VA Hospitals Have a Disappearing Drug Problem

This is your government at "work."

Opioids and other drugs have been disappearing from the Department of Veterans Affairs hospitals, stolen by employees. The VA inspector general's office filed 36 new criminal investigations, bringing the total number to a staggering 108 cases. These cases, according to CBS, involve "missing prescriptions, theft or unauthorized drug use. Most of those probes typically lead to criminal charges."  This is a stark increase from last year's number, even though the VA promised to have a "zero tolerance" policy regarding drug theft:

Doctors, nurses or pharmacy staff in the VA's network of more than 160 medical centers and 1,000 clinics are suspected of siphoning away controlled substances for their own use or street sale - sometimes to the harm of patients - or drugs simply went missing without explanation.

Drug thefts are a growing problem at private hospitals as well as the government-run VA facilities as the illegal use of opioids has increased in the United States. But separate data from the Drug Enforcement Administration obtained by the AP under the Freedom of Information Act show the rate of reported missing drugs at VA health facilities was more than double that of the private sector. DEA investigators cited in part a larger quantity of drugs kept in stock at the larger VA medical centers to treat a higher volume of patients, both outpatient and inpatient, as well as for distribution of prescriptions by mail.

I can't imagine being so calloused toward the American military that you would take valuable pills away from veterans who need them just to make a buck or to get high. Congressional auditors also discovered that some VA hospitals -- at least four -- didn't even report their monthly drug stock inspections, even after having been warned. More from CBS:

"Inventories are always an issue as to who's watching or checking it," said Tom Prevoznik, a DEA deputy chief of pharmaceutical investigations. "That would always be part of any investigation we do, asking 'What are the employees doing, and who's watching them?'"
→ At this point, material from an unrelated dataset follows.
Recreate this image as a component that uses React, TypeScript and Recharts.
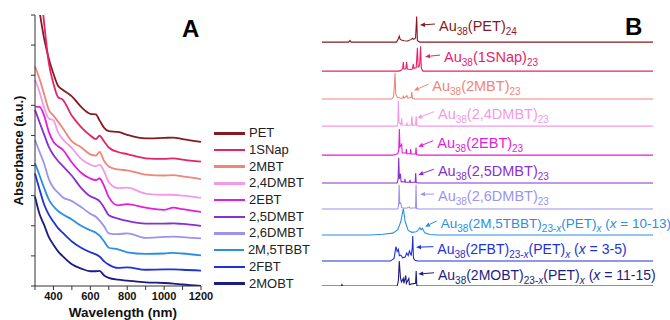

The Senate is expected to vote June 6 on VA accountability legislation that would give the agency "the tools necessary to remove employees who are failing to perform at the high-quality level." A lead sponsor of the bipartisan bill, Sen. Marco Rubio, R-Fla., pointed to the AP's findings as "troubling."

"The theft and misuse of prescription drugs, including opioids, by some VA employees is a good example of why we need greater accountability at the VA," he said.

This is inexcusable. The tightening restrictions and the "zero tolerance" policy have done nothing to stop the theft. How about more government accountability, period?